The Label of Authenticity
Bronwyn Bancroft’s case is one of the cases that motivated the development of the Label of Authenticity. The National Indigenous Arts Advocacy Association (NIAAA)

…through funding from the Australia Council and ATSIC, are in the process of developing a national system of labelling that will distinguish art and cultural products from the fake products. As a certified trade mark the Label of Authenticity will be attached to a product or used in relation to a service originating from an Aboriginal or Torres Strait Islander person. (NIAAA)

Why do we need a Label of Authenticity
For some time concern has been growing that Aboriginal and Torres Strait Islander designs and symbols have been incorrectly used, most often without permission. Examples include artwork, tourist souvenirs and carpets, to name a few.

The primary responsibilities of the NIAAA as the national peak Aboriginal and Torres Strait Islander arts and cultural service include the continued and increased recognition and protection of the rights of Aboriginal and Torres Strait Islander artists. NIAAA provides culturally appropriate advice, information, referrals and support services to indigenous artists and organisations. (NIAAA, 1999)

Label of Authenticity. Courtesy: National Indigenous Arts Advocacy Association (NIAAA)

NIAAA logo. Courtesy: National Indigenous Arts Advocacy Association (NIAAA)

Aboriginal and Torres Strait Islander fashion design

Paperbark woman: Aboriginal and Torres Strait Islander fashion design

Aboriginal and Torres Strait Islander designers are today expressing their cultures in graphic design, jewellery, textiles and fashion. Their work sheds new light on traditional themes and motifs, revealing contrasts between the different regions of Australia. The energy and imagination of Aboriginal and Torres Strait Islander design reveals a culture with a continuity that remains through the fickle changes of fashion.

Textile design techniques range from traditional fibre crafts to screen-printing, batik and hand-painting. The techniques reflect external influences such as training opportunities, travel and market forces.

Aboriginal and Torres Strait Islander designers often reflect the Australian landscape in their work. The symbols and motifs they use vary from region to region and have great cultural significance. This raises issues of ownership, copyright and licensing agreements.
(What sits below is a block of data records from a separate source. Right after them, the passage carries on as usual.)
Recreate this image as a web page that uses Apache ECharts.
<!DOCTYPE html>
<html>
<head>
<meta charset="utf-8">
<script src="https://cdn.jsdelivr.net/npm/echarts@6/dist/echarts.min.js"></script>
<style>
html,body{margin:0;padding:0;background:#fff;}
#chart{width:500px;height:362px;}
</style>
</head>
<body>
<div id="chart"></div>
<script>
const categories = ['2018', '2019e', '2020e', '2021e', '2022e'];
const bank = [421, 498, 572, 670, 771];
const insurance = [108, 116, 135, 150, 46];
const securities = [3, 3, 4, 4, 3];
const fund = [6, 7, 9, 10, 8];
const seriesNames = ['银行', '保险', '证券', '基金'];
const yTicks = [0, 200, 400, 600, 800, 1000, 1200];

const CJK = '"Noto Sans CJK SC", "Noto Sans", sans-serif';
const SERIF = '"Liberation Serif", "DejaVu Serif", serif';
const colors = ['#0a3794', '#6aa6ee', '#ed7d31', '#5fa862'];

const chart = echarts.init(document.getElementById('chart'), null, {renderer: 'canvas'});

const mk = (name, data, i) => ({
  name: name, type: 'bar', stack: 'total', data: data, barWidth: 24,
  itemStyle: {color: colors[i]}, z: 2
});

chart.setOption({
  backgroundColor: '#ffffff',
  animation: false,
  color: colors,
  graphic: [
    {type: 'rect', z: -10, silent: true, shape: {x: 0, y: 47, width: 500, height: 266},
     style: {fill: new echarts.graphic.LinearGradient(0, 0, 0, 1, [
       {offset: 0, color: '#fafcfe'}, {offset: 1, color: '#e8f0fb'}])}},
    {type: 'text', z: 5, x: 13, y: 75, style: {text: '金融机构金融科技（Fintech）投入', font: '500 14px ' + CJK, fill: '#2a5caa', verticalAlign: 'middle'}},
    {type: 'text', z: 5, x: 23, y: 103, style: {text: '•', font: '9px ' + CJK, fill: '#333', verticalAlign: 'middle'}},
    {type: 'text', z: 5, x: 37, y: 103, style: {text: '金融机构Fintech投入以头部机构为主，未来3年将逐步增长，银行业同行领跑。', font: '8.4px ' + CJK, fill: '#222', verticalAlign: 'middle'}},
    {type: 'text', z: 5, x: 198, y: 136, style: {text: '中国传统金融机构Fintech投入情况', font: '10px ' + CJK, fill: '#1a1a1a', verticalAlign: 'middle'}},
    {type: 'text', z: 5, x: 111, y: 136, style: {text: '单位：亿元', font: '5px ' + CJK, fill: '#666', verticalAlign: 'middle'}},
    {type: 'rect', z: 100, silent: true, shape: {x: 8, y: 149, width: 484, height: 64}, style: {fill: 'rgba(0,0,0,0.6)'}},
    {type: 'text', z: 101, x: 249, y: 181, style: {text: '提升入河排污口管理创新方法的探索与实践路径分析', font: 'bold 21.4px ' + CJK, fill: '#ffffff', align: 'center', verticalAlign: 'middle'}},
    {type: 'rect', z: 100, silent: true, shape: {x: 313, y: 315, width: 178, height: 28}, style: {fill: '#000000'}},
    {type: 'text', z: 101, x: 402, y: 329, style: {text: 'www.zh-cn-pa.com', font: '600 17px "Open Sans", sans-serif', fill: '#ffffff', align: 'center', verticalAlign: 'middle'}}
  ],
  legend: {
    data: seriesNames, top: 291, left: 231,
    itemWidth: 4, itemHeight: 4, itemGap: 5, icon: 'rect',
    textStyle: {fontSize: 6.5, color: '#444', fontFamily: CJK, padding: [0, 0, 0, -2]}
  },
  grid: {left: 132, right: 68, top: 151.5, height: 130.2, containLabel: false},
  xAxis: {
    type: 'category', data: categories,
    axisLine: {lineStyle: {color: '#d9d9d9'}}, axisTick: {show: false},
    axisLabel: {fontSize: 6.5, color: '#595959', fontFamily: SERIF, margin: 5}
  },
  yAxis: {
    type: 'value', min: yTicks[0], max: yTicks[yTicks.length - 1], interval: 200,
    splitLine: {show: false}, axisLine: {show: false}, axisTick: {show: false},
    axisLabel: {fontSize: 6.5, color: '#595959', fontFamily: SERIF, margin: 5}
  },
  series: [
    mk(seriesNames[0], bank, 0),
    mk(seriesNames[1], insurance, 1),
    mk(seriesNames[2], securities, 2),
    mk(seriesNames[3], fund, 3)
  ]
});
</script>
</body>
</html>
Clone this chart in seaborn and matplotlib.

Clothing is perhaps one of the most immediate ways that a person can express how they feel about themselves and their culture, their political views and aspirations. Community-based enterprises have provided a network for Aboriginal and Torres Strait Islander designers whereby they can sell their designs and work together to solve production and distribution problems. Young workers can be employed in work schemes and many communities find this has far-reaching effects upon their self-image and financial status.

Aboriginal and Torres Strait Islander design is popular for its fresh and dynamic graphic qualities, which contrast with mainstream fashion. The influence of Aboriginal and Torres Strait Islander design on non-indigenous designers can be seen in the collections of a number of contemporary designers. How the textile design is acknowledged and how the designer is rewarded is of critical importance.